How to Choose an NOAA Radio

When looking for the NOAA radio, you will want to consider your power source, how rugged it is, and extra features.

Power source: Your radio will be powered one of three ways—solar, hand crank, or batteries—and some will include up to all three. A hand crank is the most reliable, as you can always create your own power. Solar is usually accompanied by another power source, but it’s a great option if you’re hiking or camping out under the sun. And battery power is convenient and low maintenance—just be sure that you have extra batteries on hand so you don’t end up with a dead radio.

Durability: If you’re going to be taking your radio with you into the outdoors, be sure that it can handle the journey. This means you will want to choose one that is immune to water, drops, and dirt. If you simply want a radio to keep you informed at home, you can go with a less burly—and often cheaper—model.

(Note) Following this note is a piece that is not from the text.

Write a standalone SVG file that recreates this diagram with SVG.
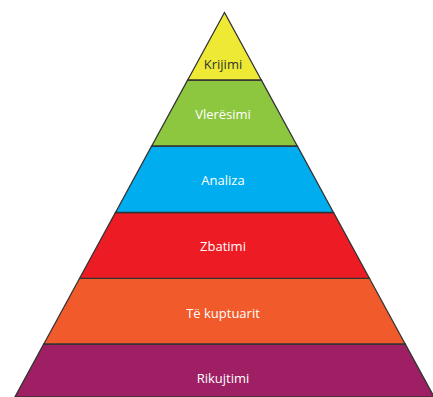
<svg xmlns="http://www.w3.org/2000/svg" width="433" height="397" viewBox="0 0 433 397">
<style>
.band{stroke:#333333;stroke-width:1.3;stroke-linejoin:miter}
.lbl{font-family:"Open Sans","Noto Sans",sans-serif;font-size:13px;text-anchor:middle;fill:#ffffff}
.dark{fill:#333333}
</style>
<rect width="433" height="397" fill="#ffffff"/>
<g id="rikujtimi">
<polygon class="band" fill="#9E1F63" points="43.8,344 405.2,344 434.1,397 14.9,397"/>
<text class="lbl" x="223" y="383">Rikujtimi</text>
</g>
<g id="te-kuptuarit">
<polygon class="band" fill="#F15A2B" points="79.6,278.3 369.4,278.3 405.2,344 43.8,344"/>
<text class="lbl" x="223" y="317.5">Të kuptuarit</text>
</g>
<g id="zbatimi">
<polygon class="band" fill="#ED1C24" points="115.5,212.5 333.5,212.5 369.4,278.3 79.6,278.3"/>
<text class="lbl" x="223" y="251">Zbatimi</text>
</g>
<g id="analiza">
<polygon class="band" fill="#00AEEF" points="151.7,146 297.3,146 333.5,212.5 115.5,212.5"/>
<text class="lbl" x="223" y="185">Analiza</text>
</g>
<g id="vleresimi">
<polygon class="band" fill="#8DC63F" points="187.7,80 261.3,80 297.3,146 151.7,146"/>
<text class="lbl" x="223" y="119">Vlerësimi</text>
</g>
<g id="krijimi">
<polygon class="band" fill="#EEE935" points="224.5,12.5 261.3,80 187.7,80"/>
<text class="lbl dark" x="223" y="68.5">Krijimi</text>
</g>
<g id="connectors"></g>
</svg>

Extra features: Don’t sleep on some of these—they may seem like an unnecessary expense now, but if you end up without power for a few days, they can become essential. Many NOAA radios have built-in flashlights and reading lights, USB phone chargers, and even Bluetooth. You may want to choose one that automatically sounds an alarm if extreme weather is coming—particularly if you live in an area prone to natural disasters.

How We Chose

To find the best options among the many NOAA radios out there, we relied on Popular Mechanics’s decades of experience testing and evaluating other kinds of radios and outdoor gear. We took into account their power sources, additional features, sound clarity, and cost. Then we researched expert sources, such as Travel and Leisure and Wirecutter, and more than 40,000 customer reviews on retail sites like Amazon and Walmart. Those customer reviews helped us calculate our Consumer Score, which represents the percentage of people who bought these NOAA radios and rated them at least four out of five stars.